TOP OF THEIR GAME
Cinema and video games both influence and borrow from each other. Gaming has incorporated many filmic styles and looks, while films have used tropes that started out in game domains. They have also attempted to bring popular characters from those worlds to the big screen (Mario, Sonic, Lara Croft et al). The latest video game-inspired film, Free Guy, merges the cinematic action, science fiction and comedy genres with gaming conventions.
In Free Guy the titular Guy (played by Ryan Reynolds, who also co-produced) is a non-player character (NPC) who becomes self-aware and is able to navigate his own path in the game Free City. Action takes place in both the game and real life, which called for cinematographer George Richmond BSC to create distinct looks for each.
Richmond first met Reynolds when he was ‘A’ camera/Steadicam operator on Safe House (2012, DP Oliver Wood). They stayed in touch and when Reynolds signed on to Free Guy, he put Richmond’s name forward as cinematographer and introduced him to director Shawn Levy. “Shawn definitely wanted to find out if I was the right fit for the job,” he says, “with the original brief being how to photographically and visually decipher the Real World and the Game World.”
At their second meeting, Richmond proposed shooting Game World on large format ARRI Alexa 65 in spherical look mode. “The idea was that it would shoot very wide and keep all the verticals straight, with very little distortion,” he explains. “This was a nod to video games, which are very clean looking. As a contrast, I pitched the idea of shooting the Real World in regular 35mm anamorphic but on digital with a Super 35 chip and a two-times squeeze anamorphic.”
In this way Richmond aimed to give a visual signature to both worlds. To go with the Alexa 65, he tested two sets of Panavision lenses: System 65 and Sphero 65. “Both are older glass, have a softer feel and are more cinematic,” he says. “That helped fight against the Game World look being too sharp. We settled on the Spheros because of the way they handled the veiling glare of the hot skies against buildings.” Lenses for Real World were Panavision G Series anamorphics on Alexa Minis. “The Real World was shot on slightly longer lenses than Game World with two-times anamorphic squeeze and a lot more active camera using handheld.”
This technique worked alongside loose heads on dollies and Steadicam to produce shots that “move but weren’t perfect” to further differentiate Real World from Game World. Hardware to create the more flawless look of the game included what Richmond describes as “traditional camera platforms”, including Technocranes and dollies.

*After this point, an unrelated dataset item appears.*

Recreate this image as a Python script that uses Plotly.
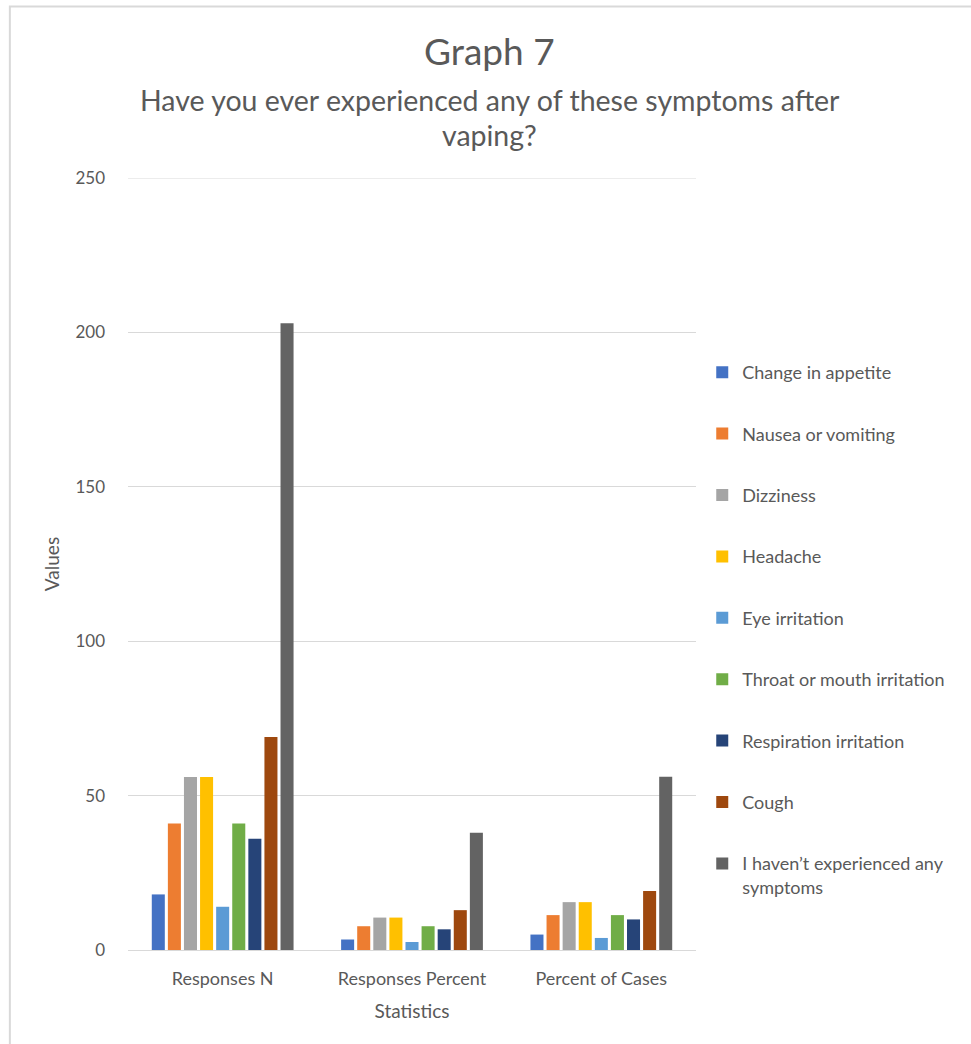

“We tried to do very little handheld and very little Steadicam – although we did use some – to try to make it perfect,” he says. “We also had ideas about using robot arms for certain sequences to give a real nod to that first-person look you find in video games. The camera often moves in a very angular way. When you’re stopping a pan, it doesn’t have a soft stop, it just stops. We used a Motorized Precision KIRA robot arm for a couple of the sequences.”
The two worlds also have identifiable colour looks. The original idea, which did sustain, was to make Game World more colourful and saturated, while Real World is not as warm with “a tiny bit” left in the blacks. The colourist was Skip Kimball at EFILM in Los Angeles, who produced a LUT that Richmond could adjust during prep. “Essentially, I had the same LUT for Game World and the Real World and we made variations of contrast in it. The flatter one I used for the Real World, the contrasty one for the Game World. As we were going along on a day-by-day, shot-by-shot basis, I would make small CDL [colour decision list] tweaks and small colour temperature adjustments on the camera to the looks.”
The lighting plan was similarly designed to distinguish the worlds, with more colour separation in Game World. “In the game company offices in Real World we took the practicals on the desks and the ceiling fittings, which were all LED, and made them daylight at 5600K,” Richmond says. “We were on the third floor of the building, and we had real daylight coming through the windows, so I tried to flatten the colour separation in the Real World as another technique to separate the two realms. An interesting feature was an 80×40 helium sun swat we used to control the light on one of the difficult locations in Downtown Boston.”
The locations in the East Coast US city proved problematic, with the production “chasing the light” around what Richmond describes as cavernous streets bordered by tall buildings: “It was difficult because from one moment to the next you’ve got streets that are in full shadow with bright backgrounds and then, within minutes, the sun will pop out from behind a building on the other side and the set would be bathed in hot sunlight and tricky to match. We were shooting there through the spring and summer of 2019 and spent a lot of time recceing Downtown to work out what angles to shoot at what times of day.”
Richmond credits the crew – including gaffer Frans Wetterings lll, key grip Frank Montesanto, camera operator Peter Rosenfeld and First AC Eric Swanek – as helping him deal with these conditions and achieve the aims of his shooting plan. Part of this was to evoke the style of video games, despite not being a gamer himself. “My 12-year-old son Dash is a Fortnite player, so I had some experience from watching him playing a first-person shooter game,” Richmond says. “We had references from other games, including Grand Theft Auto, but we tried hard not to copy anything specifically because we were trying to make it our own.”